Witness Rues Backlash Against Fire-Starter: In a new documentary about the 2017 Columbia River Gorge fire, the eyewitness who watched teenagers start it says she feels responsibility for the social media backlash against the 15-year-old fire-starter. "The way that it was written about," Liz Fitzgerald says, "was like, well wait. You are painting a picture like these kids were malicious. They were just clueless." Forest on Fire was filmed by Portlanders Reed Harkness and Heather Hawksford. Harkness says choosing to report the teens is "a huge weight to carry" for Fitzgerald. "She has felt very alone with that," he says. The teenager now owes $36 million in restitution.

Federal Judges block Pirate Hunters: A new ruling by the 9th U.S. Circuit Court of Appeals could hobble lawyers who pursue copyright lawsuits against illegal downloaders. Judge M. Margaret McKeown ruled last week plaintiffs need more than an IP address to pursue suspected pirates. The appeal involved a suit by Oregon copyright lawyer Carl Crowell, who has brought infringement suits against dozens of "John Does" using just their IP addresses ("The Pirate Hunter," WW, Aug. 25, 2015). McKeown writes that alleging someone was subscribed to an IP address was "insufficient" to prove the IP address owner had illegally downloaded a movie. "It's a really good decision for internet subscribers, especially the ones that haven't done any downloading," says David Madden, the defendant's attorney.

Morale Lousy at Business Oregon: Gov. Kate Brown on Friday released the results of an investigation into complaints of gender and age discrimination at Business Oregon, the state's economic development agency. Investigators found managers at the agency did not appear to have violated any laws but they also found terrible morale. "There is widespread and strongly felt distrust among the staff," the report said. "Gov. Brown has directed [agency head] Chris Harder to accept all recommendations made by the independent investigators and deliver a plan to implement them in 30 days," says Brown's spokeswoman Nikki Fisher.
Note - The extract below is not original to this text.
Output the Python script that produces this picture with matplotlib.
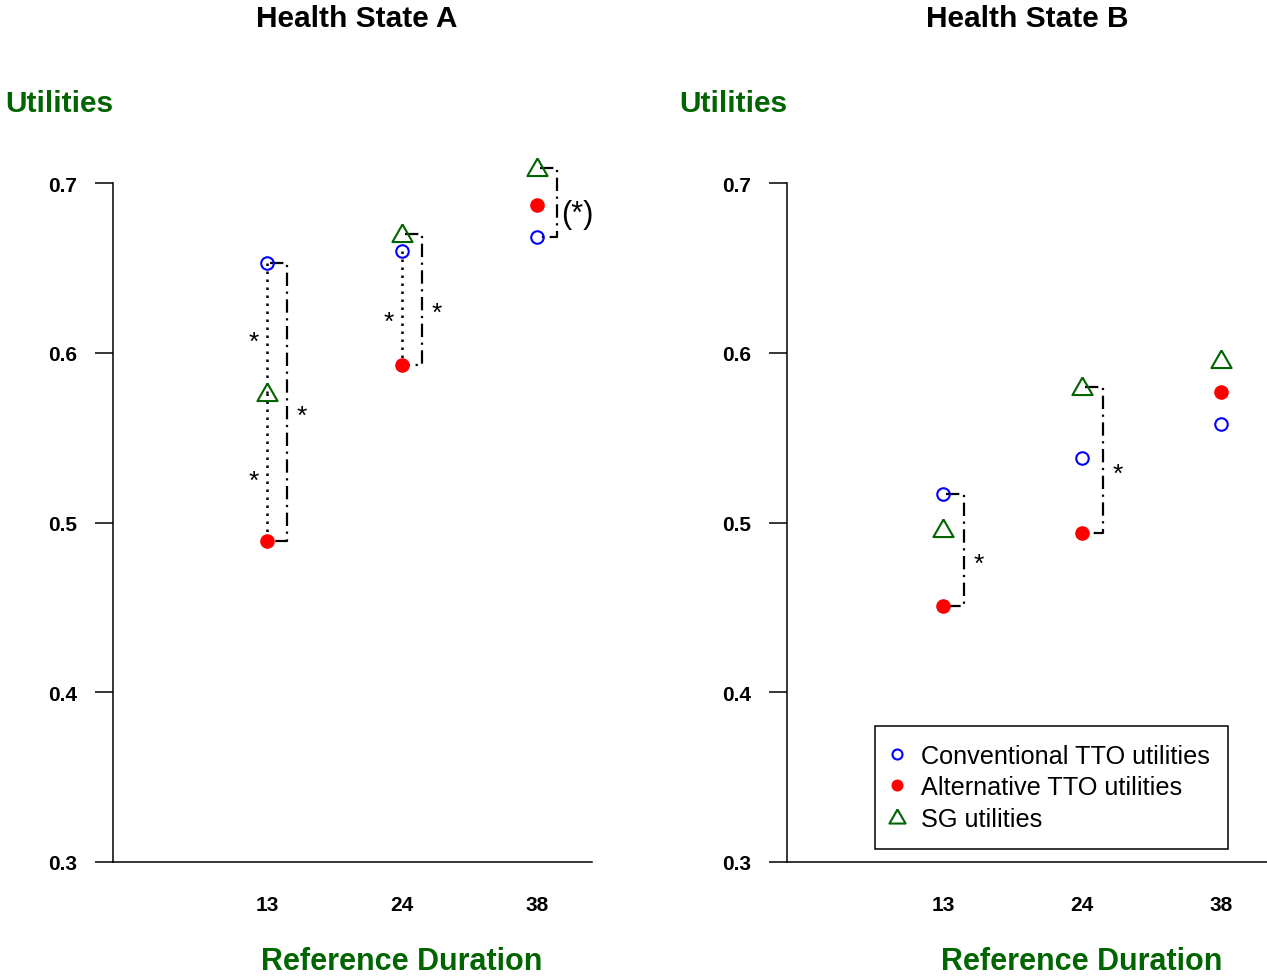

Terry Bean Donates in Portland Election: Real estate investor and gay rights leader Terry Bean is once again spending money on local politics. Bean, co-founder of the Human Rights Campaign, was a big national fundraiser for Democratic politicians before his 2015 indictment in Lane County on charges of sexually abusing a 15-year-old boy. Bean offered the alleged victim a $225,000 settlement prior to trial, and when the young man refused to testify, the case was dismissed. Records show that over the past month, Bean has given $3,367 to City Council candidate Jo Ann Hardesty. That's the largest Oregon contribution Bean has made since his legal troubles began and among Hardesty's largest contributions. "Terry Bean and I met in the early '90s, when I stood in solidarity with our LGBT community, which was under attack," Hardesty says. "[And] I'm a longtime advocate of 'ban the box' and allowing every community member an opportunity to make amends and re-engage in their communities. For Terry Bean, that means politics."